TASK TO COMPLETE: Your task is to retype the lines between the line with "Emit a component" and the line with "import * as", inclusive. Copy no pictures and no other lines.

EXTRACTED MATERIAL:
_____
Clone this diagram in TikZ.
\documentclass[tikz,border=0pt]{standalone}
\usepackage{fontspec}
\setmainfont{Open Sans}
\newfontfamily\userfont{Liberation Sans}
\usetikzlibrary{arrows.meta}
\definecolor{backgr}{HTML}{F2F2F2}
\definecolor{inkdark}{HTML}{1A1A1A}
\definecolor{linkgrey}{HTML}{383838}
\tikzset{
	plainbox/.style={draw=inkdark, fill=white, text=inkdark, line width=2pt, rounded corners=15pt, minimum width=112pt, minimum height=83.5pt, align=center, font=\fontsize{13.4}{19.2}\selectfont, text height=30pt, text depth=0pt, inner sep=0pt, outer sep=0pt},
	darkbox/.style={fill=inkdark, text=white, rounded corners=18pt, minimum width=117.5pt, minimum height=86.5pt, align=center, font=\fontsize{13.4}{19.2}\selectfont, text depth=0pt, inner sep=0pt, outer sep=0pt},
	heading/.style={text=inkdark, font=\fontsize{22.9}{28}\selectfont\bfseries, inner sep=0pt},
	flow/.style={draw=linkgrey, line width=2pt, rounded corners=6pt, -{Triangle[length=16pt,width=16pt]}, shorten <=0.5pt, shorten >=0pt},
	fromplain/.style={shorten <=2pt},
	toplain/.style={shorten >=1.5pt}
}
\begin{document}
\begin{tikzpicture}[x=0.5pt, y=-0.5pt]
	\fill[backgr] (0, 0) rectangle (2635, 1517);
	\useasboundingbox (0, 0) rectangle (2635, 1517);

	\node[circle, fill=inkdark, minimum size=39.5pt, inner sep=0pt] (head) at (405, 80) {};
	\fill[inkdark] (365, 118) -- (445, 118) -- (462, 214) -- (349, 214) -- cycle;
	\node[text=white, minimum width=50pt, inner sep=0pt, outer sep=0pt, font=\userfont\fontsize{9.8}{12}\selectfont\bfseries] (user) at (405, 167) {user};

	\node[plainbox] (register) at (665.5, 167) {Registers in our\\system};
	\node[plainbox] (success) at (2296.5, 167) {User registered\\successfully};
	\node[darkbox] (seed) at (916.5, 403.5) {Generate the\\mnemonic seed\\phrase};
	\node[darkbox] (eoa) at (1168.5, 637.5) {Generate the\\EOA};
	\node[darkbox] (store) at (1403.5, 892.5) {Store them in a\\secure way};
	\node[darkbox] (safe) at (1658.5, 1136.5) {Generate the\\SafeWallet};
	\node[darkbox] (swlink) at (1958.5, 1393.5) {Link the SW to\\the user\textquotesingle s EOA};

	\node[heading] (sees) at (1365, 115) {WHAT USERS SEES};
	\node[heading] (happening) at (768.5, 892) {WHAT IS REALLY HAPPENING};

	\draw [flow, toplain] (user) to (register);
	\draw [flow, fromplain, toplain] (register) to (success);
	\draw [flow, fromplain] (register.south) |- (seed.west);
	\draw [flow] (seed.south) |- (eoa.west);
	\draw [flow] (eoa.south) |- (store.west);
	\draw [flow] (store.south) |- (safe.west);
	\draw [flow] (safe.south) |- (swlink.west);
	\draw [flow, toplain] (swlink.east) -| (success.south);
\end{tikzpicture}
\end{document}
_____
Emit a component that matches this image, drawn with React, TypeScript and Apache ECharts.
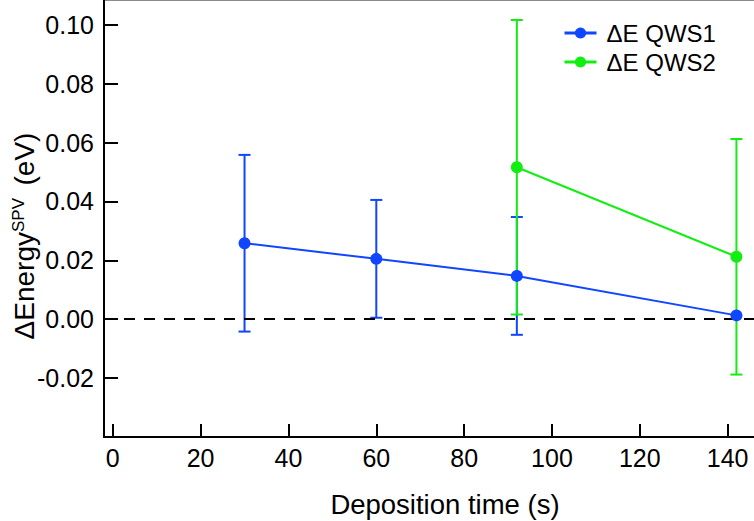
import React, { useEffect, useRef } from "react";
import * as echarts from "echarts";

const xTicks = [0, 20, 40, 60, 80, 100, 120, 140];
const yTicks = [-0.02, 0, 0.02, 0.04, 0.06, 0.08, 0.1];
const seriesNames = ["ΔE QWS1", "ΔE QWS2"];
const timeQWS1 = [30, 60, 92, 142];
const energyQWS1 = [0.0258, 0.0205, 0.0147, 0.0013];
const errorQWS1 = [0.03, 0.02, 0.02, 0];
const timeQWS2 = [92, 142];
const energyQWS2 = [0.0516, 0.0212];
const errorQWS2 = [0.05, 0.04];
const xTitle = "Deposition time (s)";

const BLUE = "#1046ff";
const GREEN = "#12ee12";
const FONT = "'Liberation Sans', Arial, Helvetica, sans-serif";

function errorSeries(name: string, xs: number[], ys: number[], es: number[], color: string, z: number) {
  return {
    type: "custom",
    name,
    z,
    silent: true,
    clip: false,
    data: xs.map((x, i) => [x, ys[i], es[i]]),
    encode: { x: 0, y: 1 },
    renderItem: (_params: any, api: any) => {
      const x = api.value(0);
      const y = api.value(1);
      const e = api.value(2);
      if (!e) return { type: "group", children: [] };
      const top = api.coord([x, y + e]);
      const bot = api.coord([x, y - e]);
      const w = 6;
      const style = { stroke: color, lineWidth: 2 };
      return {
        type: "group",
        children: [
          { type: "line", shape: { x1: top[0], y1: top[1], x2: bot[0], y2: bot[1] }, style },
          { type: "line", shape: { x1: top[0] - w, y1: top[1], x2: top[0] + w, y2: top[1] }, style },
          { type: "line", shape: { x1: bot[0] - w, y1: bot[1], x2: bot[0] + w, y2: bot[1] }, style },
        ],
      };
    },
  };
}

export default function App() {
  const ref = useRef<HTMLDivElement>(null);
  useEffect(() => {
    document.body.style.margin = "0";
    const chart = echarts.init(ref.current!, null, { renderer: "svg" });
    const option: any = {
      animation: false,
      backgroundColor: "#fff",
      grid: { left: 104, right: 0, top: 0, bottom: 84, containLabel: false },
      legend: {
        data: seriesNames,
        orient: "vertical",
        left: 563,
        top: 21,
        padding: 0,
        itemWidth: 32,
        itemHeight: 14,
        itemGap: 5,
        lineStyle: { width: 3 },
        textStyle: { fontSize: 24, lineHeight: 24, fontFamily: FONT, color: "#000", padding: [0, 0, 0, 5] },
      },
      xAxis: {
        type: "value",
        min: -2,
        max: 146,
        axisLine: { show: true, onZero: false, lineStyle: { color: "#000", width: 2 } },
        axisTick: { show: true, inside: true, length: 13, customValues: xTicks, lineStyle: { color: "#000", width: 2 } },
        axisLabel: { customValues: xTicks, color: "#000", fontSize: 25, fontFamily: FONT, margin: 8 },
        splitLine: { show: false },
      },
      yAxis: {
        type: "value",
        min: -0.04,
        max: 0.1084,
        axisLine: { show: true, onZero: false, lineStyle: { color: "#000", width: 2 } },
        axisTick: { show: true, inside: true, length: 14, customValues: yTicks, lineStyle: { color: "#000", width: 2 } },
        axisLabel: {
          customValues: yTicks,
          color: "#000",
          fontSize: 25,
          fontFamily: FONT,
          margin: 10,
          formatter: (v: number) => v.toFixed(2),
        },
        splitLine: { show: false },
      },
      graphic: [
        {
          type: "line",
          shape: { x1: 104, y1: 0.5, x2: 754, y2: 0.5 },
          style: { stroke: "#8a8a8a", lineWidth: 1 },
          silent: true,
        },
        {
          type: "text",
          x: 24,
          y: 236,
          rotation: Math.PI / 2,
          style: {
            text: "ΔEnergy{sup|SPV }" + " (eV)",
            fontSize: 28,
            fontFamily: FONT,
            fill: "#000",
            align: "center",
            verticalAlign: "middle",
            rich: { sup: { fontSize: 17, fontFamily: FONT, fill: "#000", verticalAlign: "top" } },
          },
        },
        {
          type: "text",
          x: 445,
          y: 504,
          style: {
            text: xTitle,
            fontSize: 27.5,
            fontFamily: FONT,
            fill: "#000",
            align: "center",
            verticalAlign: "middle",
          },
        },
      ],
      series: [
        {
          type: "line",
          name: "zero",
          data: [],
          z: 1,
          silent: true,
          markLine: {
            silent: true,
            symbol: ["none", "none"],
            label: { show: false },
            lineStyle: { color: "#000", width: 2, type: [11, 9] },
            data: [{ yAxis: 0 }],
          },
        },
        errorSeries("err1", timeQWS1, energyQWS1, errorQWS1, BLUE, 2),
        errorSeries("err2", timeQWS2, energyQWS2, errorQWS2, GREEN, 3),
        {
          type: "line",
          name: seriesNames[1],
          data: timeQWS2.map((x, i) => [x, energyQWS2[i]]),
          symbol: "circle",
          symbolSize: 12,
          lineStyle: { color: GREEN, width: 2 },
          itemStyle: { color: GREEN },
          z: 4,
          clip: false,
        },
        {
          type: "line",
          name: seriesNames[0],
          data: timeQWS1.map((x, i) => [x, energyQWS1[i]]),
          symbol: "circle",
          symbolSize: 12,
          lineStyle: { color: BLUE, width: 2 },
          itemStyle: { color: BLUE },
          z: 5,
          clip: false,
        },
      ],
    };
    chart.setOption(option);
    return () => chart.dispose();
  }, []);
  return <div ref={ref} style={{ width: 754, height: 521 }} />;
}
_____
IN RESPONSE:
Emit a component that matches this image, drawn with React, TypeScript and Apache ECharts.
import React, { useEffect, useRef } from "react";
import * as echarts from "echarts";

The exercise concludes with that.